Our master node crashed regularly

Any information about the crashes (e.g. OOM, panic, etc.)?

  • If it’s a panic having what caused it would be great
  • It it’s an OOM having some profile dumps as memory is closer to OOMing (see ipfs diag profile) would bee great.

Some things that come to mind:

As a note: To resolve your shorter-term issues of resolution on the read nodes from publishes via write nodes you could implement a pretty tiny database that implements the IPNS side of https://specs.ipfs.tech/routing/http-routing-v1/ and then hook it up to kubo in the routers config (kubo/docs/config.md at master · ipfs/kubo · GitHub).

Thank you for your answer!

You inspired our strategy to reduce our IPNS name count as much as possible.

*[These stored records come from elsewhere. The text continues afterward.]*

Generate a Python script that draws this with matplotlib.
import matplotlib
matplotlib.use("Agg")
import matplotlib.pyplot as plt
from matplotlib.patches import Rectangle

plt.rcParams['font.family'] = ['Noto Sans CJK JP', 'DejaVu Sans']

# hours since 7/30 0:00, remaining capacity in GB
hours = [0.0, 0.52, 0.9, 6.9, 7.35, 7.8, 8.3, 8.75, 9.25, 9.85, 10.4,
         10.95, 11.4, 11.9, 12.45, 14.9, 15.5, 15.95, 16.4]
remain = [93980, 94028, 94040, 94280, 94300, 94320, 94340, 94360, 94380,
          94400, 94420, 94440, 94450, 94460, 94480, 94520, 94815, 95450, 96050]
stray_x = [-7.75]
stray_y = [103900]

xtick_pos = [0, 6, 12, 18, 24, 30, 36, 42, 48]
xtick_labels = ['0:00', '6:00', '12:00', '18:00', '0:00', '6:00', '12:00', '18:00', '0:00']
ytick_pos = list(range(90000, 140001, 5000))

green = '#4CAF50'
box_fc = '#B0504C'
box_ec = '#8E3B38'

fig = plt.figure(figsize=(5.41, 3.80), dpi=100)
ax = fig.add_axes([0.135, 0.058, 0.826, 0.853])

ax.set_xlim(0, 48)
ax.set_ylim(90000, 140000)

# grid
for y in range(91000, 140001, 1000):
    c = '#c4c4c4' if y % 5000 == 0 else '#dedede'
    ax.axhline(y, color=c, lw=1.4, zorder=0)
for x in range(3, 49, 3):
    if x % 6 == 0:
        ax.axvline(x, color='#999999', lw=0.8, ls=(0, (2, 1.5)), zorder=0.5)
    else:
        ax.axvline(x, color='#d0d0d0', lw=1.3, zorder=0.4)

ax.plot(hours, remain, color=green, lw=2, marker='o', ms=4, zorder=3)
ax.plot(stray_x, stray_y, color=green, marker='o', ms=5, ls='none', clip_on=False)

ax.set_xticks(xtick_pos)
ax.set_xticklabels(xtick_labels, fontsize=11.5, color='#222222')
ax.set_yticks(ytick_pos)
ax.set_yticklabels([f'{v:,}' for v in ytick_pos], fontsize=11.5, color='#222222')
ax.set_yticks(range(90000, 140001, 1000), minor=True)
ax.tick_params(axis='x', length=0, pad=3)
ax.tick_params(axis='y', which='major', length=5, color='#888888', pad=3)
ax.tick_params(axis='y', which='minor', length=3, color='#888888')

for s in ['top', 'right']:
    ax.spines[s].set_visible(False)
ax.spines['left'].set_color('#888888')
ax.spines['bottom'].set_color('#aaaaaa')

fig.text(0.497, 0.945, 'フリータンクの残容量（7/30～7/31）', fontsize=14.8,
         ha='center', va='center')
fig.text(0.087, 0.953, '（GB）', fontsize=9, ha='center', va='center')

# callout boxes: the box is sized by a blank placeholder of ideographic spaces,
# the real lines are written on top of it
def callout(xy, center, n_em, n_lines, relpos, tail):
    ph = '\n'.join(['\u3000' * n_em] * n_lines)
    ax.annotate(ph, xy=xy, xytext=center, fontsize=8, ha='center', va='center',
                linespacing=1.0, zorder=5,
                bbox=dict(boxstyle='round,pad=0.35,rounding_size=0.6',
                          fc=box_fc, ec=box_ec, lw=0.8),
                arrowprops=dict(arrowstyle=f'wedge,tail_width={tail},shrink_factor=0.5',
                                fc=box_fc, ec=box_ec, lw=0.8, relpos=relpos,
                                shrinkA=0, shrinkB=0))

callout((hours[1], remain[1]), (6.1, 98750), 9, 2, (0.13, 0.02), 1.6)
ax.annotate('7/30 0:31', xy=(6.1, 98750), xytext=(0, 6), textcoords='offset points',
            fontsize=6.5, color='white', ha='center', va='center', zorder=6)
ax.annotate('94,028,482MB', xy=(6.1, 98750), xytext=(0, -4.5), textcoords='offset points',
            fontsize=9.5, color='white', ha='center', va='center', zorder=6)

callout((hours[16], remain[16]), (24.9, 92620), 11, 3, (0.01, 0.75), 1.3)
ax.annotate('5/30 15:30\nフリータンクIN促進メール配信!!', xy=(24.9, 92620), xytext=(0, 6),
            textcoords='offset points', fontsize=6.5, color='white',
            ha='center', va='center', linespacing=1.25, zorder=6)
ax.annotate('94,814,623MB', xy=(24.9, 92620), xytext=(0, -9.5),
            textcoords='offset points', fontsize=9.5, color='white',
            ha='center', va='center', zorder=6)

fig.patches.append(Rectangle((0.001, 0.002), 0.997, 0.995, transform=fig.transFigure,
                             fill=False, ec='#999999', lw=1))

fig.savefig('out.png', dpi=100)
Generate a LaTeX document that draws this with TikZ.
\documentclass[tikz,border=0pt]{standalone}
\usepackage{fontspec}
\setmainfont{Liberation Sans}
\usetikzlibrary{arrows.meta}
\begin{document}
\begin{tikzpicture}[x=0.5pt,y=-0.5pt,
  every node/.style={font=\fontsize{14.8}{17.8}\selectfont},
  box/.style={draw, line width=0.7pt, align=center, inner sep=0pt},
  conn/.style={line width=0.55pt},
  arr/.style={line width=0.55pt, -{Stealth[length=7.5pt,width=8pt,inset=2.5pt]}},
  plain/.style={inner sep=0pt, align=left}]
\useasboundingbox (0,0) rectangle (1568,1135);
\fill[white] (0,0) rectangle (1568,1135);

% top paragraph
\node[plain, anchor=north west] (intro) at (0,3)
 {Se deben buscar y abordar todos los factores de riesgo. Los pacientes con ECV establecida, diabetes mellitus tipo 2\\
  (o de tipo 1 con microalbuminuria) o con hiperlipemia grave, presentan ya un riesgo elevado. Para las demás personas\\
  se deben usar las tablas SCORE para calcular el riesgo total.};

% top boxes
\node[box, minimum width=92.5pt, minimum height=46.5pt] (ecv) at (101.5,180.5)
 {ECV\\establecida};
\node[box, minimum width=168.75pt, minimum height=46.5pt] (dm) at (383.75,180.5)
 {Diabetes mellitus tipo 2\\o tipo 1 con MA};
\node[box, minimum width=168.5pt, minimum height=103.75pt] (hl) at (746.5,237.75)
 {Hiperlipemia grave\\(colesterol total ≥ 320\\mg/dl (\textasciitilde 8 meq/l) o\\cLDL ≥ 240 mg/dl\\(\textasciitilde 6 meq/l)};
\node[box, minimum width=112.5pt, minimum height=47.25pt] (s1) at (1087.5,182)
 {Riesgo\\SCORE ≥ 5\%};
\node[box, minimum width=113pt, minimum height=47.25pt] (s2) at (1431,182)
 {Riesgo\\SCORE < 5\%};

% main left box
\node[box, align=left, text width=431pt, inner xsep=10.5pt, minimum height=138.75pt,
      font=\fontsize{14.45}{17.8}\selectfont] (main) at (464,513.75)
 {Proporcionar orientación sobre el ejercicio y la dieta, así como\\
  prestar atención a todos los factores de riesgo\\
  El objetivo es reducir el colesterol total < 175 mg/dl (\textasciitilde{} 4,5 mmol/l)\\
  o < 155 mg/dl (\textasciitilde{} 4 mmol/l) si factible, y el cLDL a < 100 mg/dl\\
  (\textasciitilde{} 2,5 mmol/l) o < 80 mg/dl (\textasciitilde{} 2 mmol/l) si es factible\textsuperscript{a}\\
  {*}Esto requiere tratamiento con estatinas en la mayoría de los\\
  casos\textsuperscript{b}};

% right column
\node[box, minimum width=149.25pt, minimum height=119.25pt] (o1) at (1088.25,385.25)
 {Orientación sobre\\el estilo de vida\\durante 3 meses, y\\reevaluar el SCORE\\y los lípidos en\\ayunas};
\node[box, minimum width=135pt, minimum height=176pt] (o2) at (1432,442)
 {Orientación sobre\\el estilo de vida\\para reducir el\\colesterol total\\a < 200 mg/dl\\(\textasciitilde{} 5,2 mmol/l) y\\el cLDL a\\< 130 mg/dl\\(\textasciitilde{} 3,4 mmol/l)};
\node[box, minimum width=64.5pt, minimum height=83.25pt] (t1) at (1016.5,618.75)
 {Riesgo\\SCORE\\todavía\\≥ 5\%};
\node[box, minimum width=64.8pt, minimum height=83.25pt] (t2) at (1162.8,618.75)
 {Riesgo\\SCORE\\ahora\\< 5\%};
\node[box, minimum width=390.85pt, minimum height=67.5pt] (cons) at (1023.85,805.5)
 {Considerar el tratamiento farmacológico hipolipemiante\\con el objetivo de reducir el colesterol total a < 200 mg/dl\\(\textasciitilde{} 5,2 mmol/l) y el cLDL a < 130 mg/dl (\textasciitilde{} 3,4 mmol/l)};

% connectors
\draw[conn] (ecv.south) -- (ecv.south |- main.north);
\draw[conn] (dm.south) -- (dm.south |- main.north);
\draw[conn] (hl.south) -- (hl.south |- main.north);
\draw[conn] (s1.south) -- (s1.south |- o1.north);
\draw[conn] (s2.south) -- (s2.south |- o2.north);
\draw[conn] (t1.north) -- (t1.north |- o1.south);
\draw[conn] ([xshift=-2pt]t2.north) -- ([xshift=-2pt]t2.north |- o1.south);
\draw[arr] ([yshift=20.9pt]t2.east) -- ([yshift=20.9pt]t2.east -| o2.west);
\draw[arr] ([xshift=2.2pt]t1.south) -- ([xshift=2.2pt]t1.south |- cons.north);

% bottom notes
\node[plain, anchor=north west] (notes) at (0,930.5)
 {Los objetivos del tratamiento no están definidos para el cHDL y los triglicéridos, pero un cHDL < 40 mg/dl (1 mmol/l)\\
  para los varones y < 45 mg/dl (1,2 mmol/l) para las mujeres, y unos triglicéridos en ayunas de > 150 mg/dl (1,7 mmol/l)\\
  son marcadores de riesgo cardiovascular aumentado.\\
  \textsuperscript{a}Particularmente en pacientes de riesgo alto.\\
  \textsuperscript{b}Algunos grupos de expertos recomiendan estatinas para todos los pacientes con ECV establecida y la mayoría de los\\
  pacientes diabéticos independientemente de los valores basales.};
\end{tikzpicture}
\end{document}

This have partially solved the issues. However there are still some issues with resolutions, for example if the read node gets rebooted, it is unaware of IPNS record until it gets republished (or so it seems).

Thank you for pointing to the custom resolver solution. I believe this will eventually be the only way to achieve the functionality we desire.